- **Problem details**
Find how many lines contain "chart" and state only that number.
○ ○ ○ ○
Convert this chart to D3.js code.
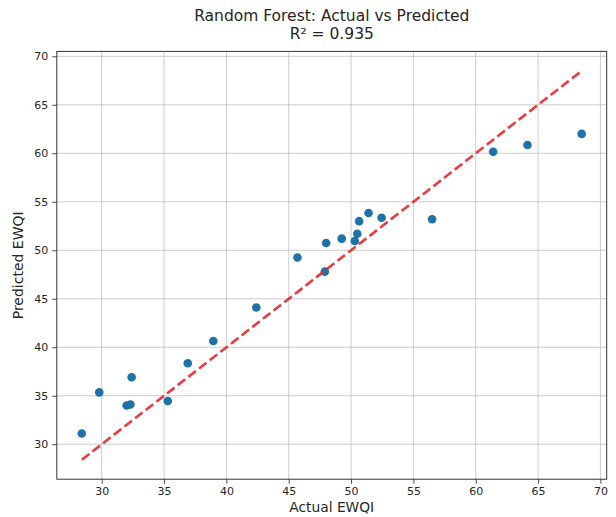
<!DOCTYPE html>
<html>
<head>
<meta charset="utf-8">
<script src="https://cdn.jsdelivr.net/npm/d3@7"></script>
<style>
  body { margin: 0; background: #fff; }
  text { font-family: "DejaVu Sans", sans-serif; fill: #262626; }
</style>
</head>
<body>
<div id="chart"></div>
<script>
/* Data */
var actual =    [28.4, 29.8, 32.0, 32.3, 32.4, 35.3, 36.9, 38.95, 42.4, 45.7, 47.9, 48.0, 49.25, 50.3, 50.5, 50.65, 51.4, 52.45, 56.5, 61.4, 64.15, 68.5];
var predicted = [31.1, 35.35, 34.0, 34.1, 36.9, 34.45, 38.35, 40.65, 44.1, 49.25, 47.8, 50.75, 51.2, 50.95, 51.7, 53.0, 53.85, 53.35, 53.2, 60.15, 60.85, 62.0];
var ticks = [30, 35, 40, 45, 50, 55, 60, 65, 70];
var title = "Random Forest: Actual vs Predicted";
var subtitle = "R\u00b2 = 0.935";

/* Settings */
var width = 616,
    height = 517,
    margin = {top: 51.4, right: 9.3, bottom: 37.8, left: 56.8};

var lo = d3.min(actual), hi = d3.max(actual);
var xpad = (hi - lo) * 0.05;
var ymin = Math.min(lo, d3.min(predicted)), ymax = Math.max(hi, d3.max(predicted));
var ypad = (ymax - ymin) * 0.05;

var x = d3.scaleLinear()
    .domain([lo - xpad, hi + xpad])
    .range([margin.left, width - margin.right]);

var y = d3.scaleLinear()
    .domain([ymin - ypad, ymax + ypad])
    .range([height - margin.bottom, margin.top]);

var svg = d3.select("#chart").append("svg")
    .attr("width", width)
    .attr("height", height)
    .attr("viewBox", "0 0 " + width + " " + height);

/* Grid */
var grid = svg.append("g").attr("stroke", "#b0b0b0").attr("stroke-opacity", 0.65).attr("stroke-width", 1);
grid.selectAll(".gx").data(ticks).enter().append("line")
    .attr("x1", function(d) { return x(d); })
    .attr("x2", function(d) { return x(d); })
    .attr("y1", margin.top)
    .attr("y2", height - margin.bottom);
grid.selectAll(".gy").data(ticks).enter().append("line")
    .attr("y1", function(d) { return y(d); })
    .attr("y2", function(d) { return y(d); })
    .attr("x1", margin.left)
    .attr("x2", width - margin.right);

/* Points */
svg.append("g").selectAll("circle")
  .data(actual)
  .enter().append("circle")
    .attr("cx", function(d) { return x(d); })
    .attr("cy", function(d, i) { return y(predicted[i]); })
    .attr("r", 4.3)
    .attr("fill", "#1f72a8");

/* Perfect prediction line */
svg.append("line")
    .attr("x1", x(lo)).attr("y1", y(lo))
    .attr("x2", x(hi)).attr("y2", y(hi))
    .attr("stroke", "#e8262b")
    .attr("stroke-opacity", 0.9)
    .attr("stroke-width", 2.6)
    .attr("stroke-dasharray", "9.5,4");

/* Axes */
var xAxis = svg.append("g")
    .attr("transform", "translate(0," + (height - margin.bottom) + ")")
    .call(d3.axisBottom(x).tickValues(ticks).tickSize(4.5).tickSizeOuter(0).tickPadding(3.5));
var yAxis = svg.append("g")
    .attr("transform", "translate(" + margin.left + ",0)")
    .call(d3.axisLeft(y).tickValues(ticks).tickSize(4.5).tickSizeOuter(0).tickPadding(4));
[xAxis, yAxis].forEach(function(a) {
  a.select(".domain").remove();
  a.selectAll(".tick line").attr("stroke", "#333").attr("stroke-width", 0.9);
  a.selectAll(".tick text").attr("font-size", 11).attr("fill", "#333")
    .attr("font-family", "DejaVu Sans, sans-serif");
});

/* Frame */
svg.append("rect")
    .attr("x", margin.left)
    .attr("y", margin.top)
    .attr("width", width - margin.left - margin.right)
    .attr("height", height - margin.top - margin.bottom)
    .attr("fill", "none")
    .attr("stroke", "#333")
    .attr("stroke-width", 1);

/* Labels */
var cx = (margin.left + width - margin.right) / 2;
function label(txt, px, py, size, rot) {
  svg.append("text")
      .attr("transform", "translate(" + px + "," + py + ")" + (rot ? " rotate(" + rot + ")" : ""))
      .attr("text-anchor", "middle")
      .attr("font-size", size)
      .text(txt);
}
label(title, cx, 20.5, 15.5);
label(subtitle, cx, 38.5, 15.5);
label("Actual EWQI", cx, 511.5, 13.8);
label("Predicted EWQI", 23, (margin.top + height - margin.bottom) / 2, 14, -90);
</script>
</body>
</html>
○ ○ ○ ○
- **Written response**
3